According to Zimbardo, the situation rather than the individual disposition (i.e. their inherent character traits) of the ‘guards’ was the cause of their brutal behaviour. As he would later write in an article for Stanford Magazine, “normal people could behave in pathological ways even without the external pressure of an experimenter-authority.” Normal young men (many were avowed pacifists) became hostile and sadistic, verbally and physically abusing others — simply by playing the guards. The “simulation had to be ended after six days because the inhumanity of the ‘evil situation’ had totally dominated the humanity of the ‘good’ participants.”
Although there were questions around the experiment at the time, both regarding its ethics and its rigour, it received widespread media attention, and was included in many psychology textbooks. Zimbardo became a bit of a celebrity and as a result acquired considerable authority.
But all was not what it seemed. It turned out that Zimbardo, contrary to his claim, had played an active role (as the ‘prison superintendent’) and that his assistants had actually encouraged the mock guards’ authoritarian behaviour. There were doubts about bias among the participants and accuracy of the screening for psychological disorders. Apparently, only three of the guards were excessively abusive.
Nevertheless, the study remained prominently cited in textbooks to this day — mostly without referring to any of the criticisms, as a 2015 paper by Jared Bartels, a psychologist, describes. Thibault Le Texier, a researcher at the university of Nice, France, trawled not just through the academic history around the experiment (publications both by Zimbardo and by his critics over the years), but also through the archival material of the experiment. Furthermore, he also interviewed 15 of the original participants. His comprehensive study leaves little standing of the conclusions of the original experiment, and exposes it as a fake and a fraud.
The lure of authority
How come, given all that was known (and could have been known), that the SPE has been (and still is) enjoying a status it does not deserve? One factor is probably, like with the fake study on chocolate and Nobel prizes, the assumption of authority. The journal in which this study was published has a strong reputation, and so do introductory textbooks in the eyes of undergraduate psychology students. Such publications carry an implicit seal of approval. And as we have seen, our assumption may be mistaken.
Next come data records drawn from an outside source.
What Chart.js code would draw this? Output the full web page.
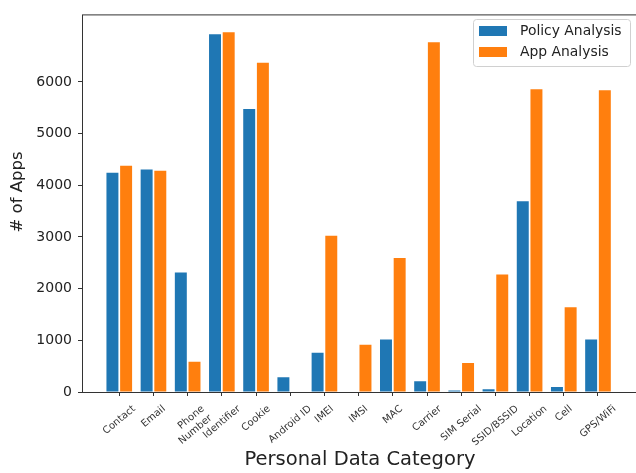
<!DOCTYPE html>
<html>
<head>
<meta charset="utf-8">
<script src="https://cdn.jsdelivr.net/npm/chart.js@4/dist/chart.umd.min.js"></script>
<style>
    html, body { margin: 0; padding: 0; background: #fff; overflow: hidden; }
    #wrap { position: absolute; left: 0; top: 0; width: 645px; height: 473px; }
</style>
</head>
<body>
<div id="wrap"><canvas id="chart01" width="645" height="473"></canvas></div>
<script>
const categories = [
    'Contact', 'Email', ['Phone', 'Number'], 'Identifier', 'Cookie', 'Android ID', 'IMEI',
    'IMSI', 'MAC', 'Carrier', 'SIM Serial', 'SSID/BSSID', 'Location', 'Cell', 'GPS/WiFi',
];
const policyCounts = [4240, 4305, 2310, 6920, 5475, 285, 760, 0, 1015, 210, 30, 55, 3690, 95, 1015];
const appCounts = [4380, 4280, 585, 6960, 6370, 0, 3025, 915, 2595, 6765, 560, 2275, 5860, 1640, 5840];
const yTicks = [0, 1000, 2000, 3000, 4000, 5000, 6000];
const seriesNames = ['Policy Analysis', 'App Analysis'];
const seriesColors = ['#1f77b4', '#ff7f0e'];
const yTitle = '# of Apps';
const xTitle = 'Personal Data Category';

const FONT = 'DejaVu Sans';
const X_MIN = -1.09;
const X_MAX = 15.17;
const Y_MAX = 7306;
const LABEL_ANGLE = 40;
const LABEL_SIZE = 10;

// matplotlib centres a rotated label on its tick, Chart.js hangs it off its end,
// so move each label anchor right by about half of its rotated width
const measureCtx = document.createElement('canvas').getContext('2d');
measureCtx.font = `${LABEL_SIZE}px ${FONT}`;
const unitPx = (638 - 82) / (X_MAX - X_MIN);
const labelShift = categories.map((label) => {
    const lines = [].concat(label);
    const w = Math.max(...lines.map((s) => measureCtx.measureText(s).width));
    return (w * Math.cos(LABEL_ANGLE * Math.PI / 180) / 2) / unitPx;
});

// frame on all four sides, y title, legend box in the top right corner
const frameAndLegend = {
    id: 'frameAndLegend',
    afterDraw(chart) {
        const { ctx, chartArea: a } = chart;
        ctx.save();
        ctx.strokeStyle = '#333';
        ctx.lineWidth = 1;
        ctx.strokeRect(a.left + 0.5, a.top + 0.5, a.right - a.left, a.bottom - a.top);

        ctx.save();
        ctx.translate(17.5, 192);
        ctx.rotate(-Math.PI / 2);
        ctx.fillStyle = '#222';
        ctx.font = `16.5px ${FONT}`;
        ctx.textAlign = 'center';
        ctx.textBaseline = 'middle';
        ctx.fillText(yTitle, 0, 0);
        ctx.restore();

        ctx.fillStyle = 'rgba(255,255,255,0.8)';
        ctx.strokeStyle = '#d0d0d0';
        ctx.beginPath();
        ctx.roundRect(473.5, 19.5, 157, 47, 3);
        ctx.fill();
        ctx.stroke();

        ctx.font = `13.9px ${FONT}`;
        ctx.textBaseline = 'middle';
        chart.data.datasets.forEach((ds, i) => {
            const y = 31 + i * 21;
            ctx.fillStyle = ds.backgroundColor;
            ctx.fillRect(479, y - 5, 28, 10);
            ctx.fillStyle = '#222';
            ctx.fillText(ds.label, 520, y);
        });
        ctx.restore();
    },
};

const ctx = document.getElementById('chart01').getContext('2d');

const data = {
    datasets: [policyCounts, appCounts].map((vals, k) => ({
        label: seriesNames[k],
        data: vals.map((v, i) => ({ x: i, y: v })),
        backgroundColor: seriesColors[k],
        borderWidth: 0,
        categoryPercentage: 0.8,
        barPercentage: 0.875,
    })),
};

const config = {
    type: 'bar',
    data,
    options: {
        responsive: false,
        animation: false,
        devicePixelRatio: 1,
        events: [],
        layout: {
            padding: { top: 12, right: 7, left: 0, bottom: 0 },
        },
        plugins: {
            legend: { display: false },
            tooltip: { enabled: false },
        },
        scales: {
            x: {
                type: 'linear',
                position: 'bottom',
                weight: 0,
                offset: false,
                min: X_MIN,
                max: X_MAX,
                afterBuildTicks(axis) {
                    axis.ticks = categories.map((c, i) => ({ value: i }));
                },
                ticks: { display: false },
                grid: {
                    offset: false,
                    drawOnChartArea: false,
                    drawTicks: true,
                    tickLength: 4,
                    color: '#333',
                },
                border: { display: false },
                afterFit(scale) {
                    scale.height = 4;
                },
            },
            xl: {
                type: 'linear',
                position: 'bottom',
                weight: 1,
                offset: false,
                min: X_MIN,
                max: X_MAX,
                afterBuildTicks(axis) {
                    axis.ticks = categories.map((c, i) => ({ value: i + labelShift[i] }));
                },
                ticks: {
                    autoSkip: false,
                    minRotation: LABEL_ANGLE,
                    maxRotation: LABEL_ANGLE,
                    padding: 7,
                    color: '#333',
                    font: { family: FONT, size: LABEL_SIZE },
                    callback(value, index) {
                        return categories[index];
                    },
                },
                grid: { display: false, drawTicks: false, offset: false },
                border: { display: false },
                title: {
                    display: true,
                    text: xTitle,
                    color: '#222',
                    font: { family: FONT, size: 19.5 },
                    padding: { top: 0, bottom: 1 },
                },
                afterFit(scale) {
                    scale.height = 77;
                },
            },
            y: {
                type: 'linear',
                min: 0,
                max: Y_MAX,
                afterBuildTicks(axis) {
                    axis.ticks = yTicks.map((v) => ({ value: v }));
                },
                ticks: {
                    padding: 6,
                    color: '#222',
                    font: { family: FONT, size: 14 },
                    callback(value) {
                        return String(value);
                    },
                },
                grid: {
                    drawOnChartArea: false,
                    tickLength: 4,
                    color: '#333',
                },
                border: { display: false },
                afterFit(scale) {
                    scale.width = 82;
                },
            },
        },
    },
    plugins: [frameAndLegend],
};

const chart = new Chart(ctx, config);
</script>
</body>
</html>
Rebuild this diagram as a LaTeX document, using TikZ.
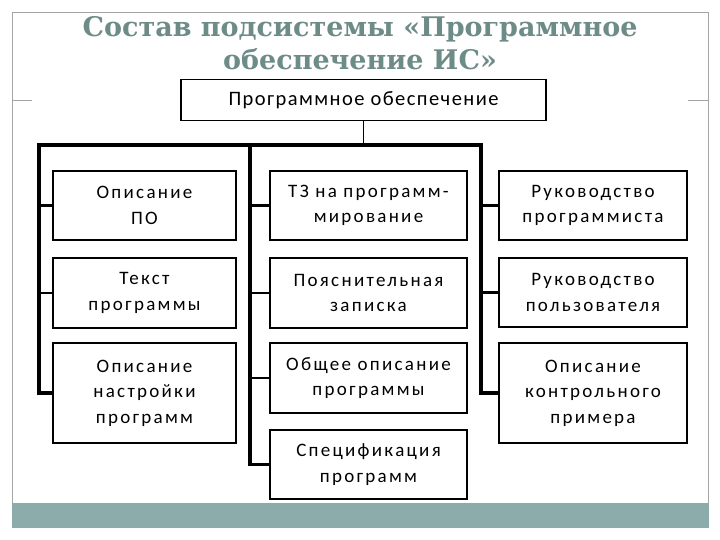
\documentclass[tikz,border=0pt]{standalone}
\usepackage{fontspec}
\setmainfont{Carlito}
\newfontfamily\boxfont[LetterSpace=12]{Carlito}
\newfontfamily\rootfont[LetterSpace=7]{Carlito}
\newfontfamily\titlefont{DejaVu Serif}
\usetikzlibrary{positioning}
\definecolor{titlegray}{RGB}{110,140,135}
\definecolor{barteal}{RGB}{139,172,170}
\definecolor{framegray}{RGB}{165,165,165}

\begin{document}
\begin{tikzpicture}[x=1pt,y=-1pt,
  box/.style={draw=black,line width=1.5pt,align=center,inner sep=0pt,
    font=\boxfont\fontsize{19}{25.5}\selectfont},
  bus/.style={line width=3.2pt},
  stub/.style={line width=2.6pt},
  heading/.style={titlegray,anchor=base,font=\titlefont\bfseries\fontsize{27}{33}\selectfont}]
  \useasboundingbox (0,0) rectangle (720,540);
  % рамка слайда
  \fill[white] (0,0) rectangle (720,540);
  \draw[framegray,line width=0.8pt] (12.5,503) -- (12.5,12.5) -- (708,12.5) -- (708,503);
  \draw[framegray] (12.5,100) -- (32,100);
  \draw[framegray] (688,100) -- (708,100);
  \fill[barteal] (12,503) rectangle (708.5,528);

  % заголовок
  \node[heading] (title1) at (360,37) {Состав подсистемы «Программное};
  \node[heading] (title2) at (360,70) {обеспечение ИС»};

  % корень
  \node[box,minimum width=365,minimum height=41,font=\rootfont\fontsize{20.5}{25}\selectfont] (po) at (363.5,100) {Программное обеспечение};

  % первый столбец
  \node[box,minimum width=183,minimum height=69] (c1a) at (144.5,205.5) {Описание\\ПО};
  \node[box,minimum width=183,minimum height=70] (c1b) at (144.5,293) {Текст\\программы};
  \node[box,minimum width=183,minimum height=100] (c1c) at (144.5,393) {Описание\\настройки\\программ};
  % второй столбец
  \node[box,minimum width=197,minimum height=69] (c2a) at (368.5,205.5) {ТЗ на программ-\\мирование};
  \node[box,minimum width=197,minimum height=70] (c2b) at (368.5,293) {Пояснительная\\записка};
  \node[box,minimum width=197,minimum height=70] (c2c) at (368.5,378) {Общее описание\\программы};
  \node[box,minimum width=197,minimum height=69] (c2d) at (368.5,464.5) {Спецификация\\программ};
  % третий столбец
  \node[box,minimum width=188,minimum height=69] (c3a) at (593,205.5) {Руководство\\программиста};
  \node[box,minimum width=188,minimum height=69] (c3b) at (593,292.5) {Руководство\\пользователя};
  \node[box,minimum width=188,minimum height=100] (c3c) at (593,393) {Описание\\контрольного\\примера};

  % шина
  \coordinate (b1) at (39,145);
  \coordinate (b2) at (250,145);
  \coordinate (b3) at (481,145);
  \draw[line width=1.5pt] (po.south) -- (po.south |- b1);
  \draw[bus] (c1c.west) -| (b1) -- (b3) |- (c3c.west);
  \draw[bus] (b2) |- (c2d.west);
  \foreach \b/\n in {b1/c1a,b1/c1b,b2/c2a,b2/c2b,b2/c2c,b3/c3a,b3/c3b}
    \draw[stub] (\b |- \n.west) -- (\n.west);
\end{tikzpicture}
\end{document}
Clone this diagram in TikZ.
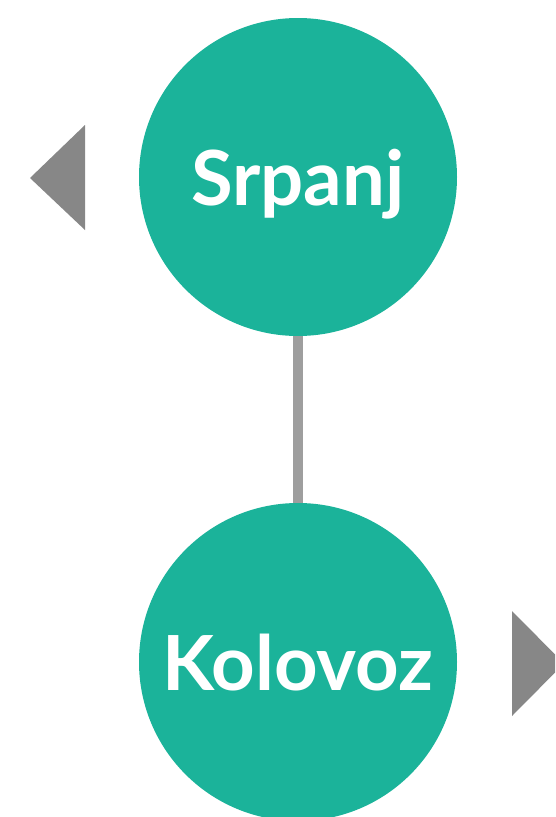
\documentclass[tikz,border=0pt]{standalone}
\usepackage{fontspec}
\setmainfont{Lato}
\definecolor{teal1}{HTML}{1BB39A}
\definecolor{tri}{HTML}{878787}
\definecolor{conn}{HTML}{9E9E9E}
\begin{document}
\begin{tikzpicture}[x=1pt,y=-1pt,
  month/.style={circle,fill=teal1,minimum size=318pt,inner sep=0pt,text=white,text depth=0pt,font=\fontsize{76}{84}\selectfont\bfseries},
  arrowtri/.style={fill=tri}]
\useasboundingbox (0,0) rectangle (555,817);
\begin{scope}
\clip (0,0) rectangle (555,817);
\node[month] (srpanj) at (298,177) {Srpanj};
\node[month] (kolovoz) at (298,662) {Kolovoz};
\draw[conn,line width=10pt] (srpanj.south) -- (kolovoz.north);
\fill[arrowtri] (30,178) -- (85,125) -- (85,230) -- cycle;
\fill[arrowtri] (564,663.5) -- (512,611) -- (512,716) -- cycle;
\end{scope}
\end{tikzpicture}
\end{document}
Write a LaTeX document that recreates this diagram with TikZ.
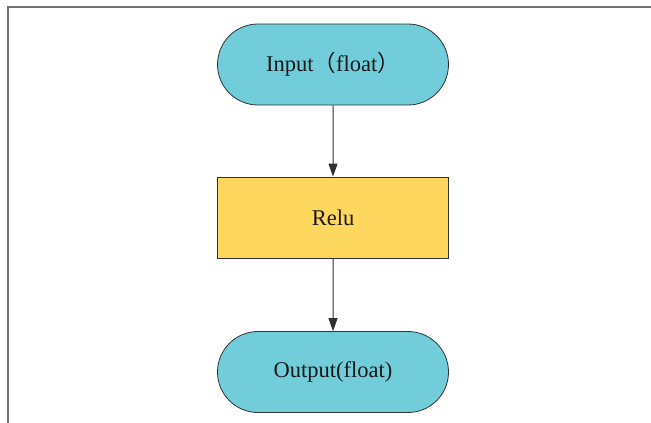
\documentclass[tikz,border=0pt]{standalone}
\usepackage{fontspec}
\setmainfont{Liberation Serif}
\newfontfamily\cjk{Noto Sans CJK SC}
\usetikzlibrary{arrows.meta,shapes.misc}
\definecolor{termfill}{HTML}{70CDD9}
\definecolor{opfill}{HTML}{FED75F}
\definecolor{edgec}{HTML}{303030}
\definecolor{framec}{HTML}{707070}
\begin{document}
\begin{tikzpicture}[x=1pt,y=-1pt,
  term/.style={rounded rectangle, draw=black!80, line width=0.8pt, fill=termfill,
    minimum width=231pt, minimum height=81pt, inner sep=0pt, text=black!90, font=\fontsize{22.5}{26}\selectfont},
  opbox/.style={rectangle, draw=black!80, line width=0.8pt, fill=opfill,
    minimum width=231pt, minimum height=81pt, inner sep=0pt, text=black!90, font=\fontsize{22.5}{26}\selectfont},
  flow/.style={draw=edgec, line width=1pt, -{Triangle[length=13pt,width=9pt]}}]
\useasboundingbox (0,0) rectangle (651,423);
\draw[framec, line width=1.5pt] (8,423) -- (8,7) -- (651,7);
\node[term] (in) at (333,64.5) {Input{\cjk （}float{\cjk ）}};
\node[opbox] (relu) at (333,217.5) {Relu};
\node[term] (out) at (333,372) {Output(float)};
\draw[flow] (in) -- (relu);
\draw[flow] (relu) -- (out);
\end{tikzpicture}
\end{document}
But there is another likely reason, which is altogether more worrisome.
The thing is, the Stanford Prison Experiment ‘proves’ something many people would like to believe. In an interview with Julia Galef for the Rationally Speaking podcast, Thibault Le Texier cites a New York Times article from 2018. It argues that debunking studies that “became classics — and world-famous outside psychology” is different from challenging more obscure experiments, because “they dramatized something people recognized in themselves.” They are “metaphors, explanations for aspects of our behaviour that we sense are true.”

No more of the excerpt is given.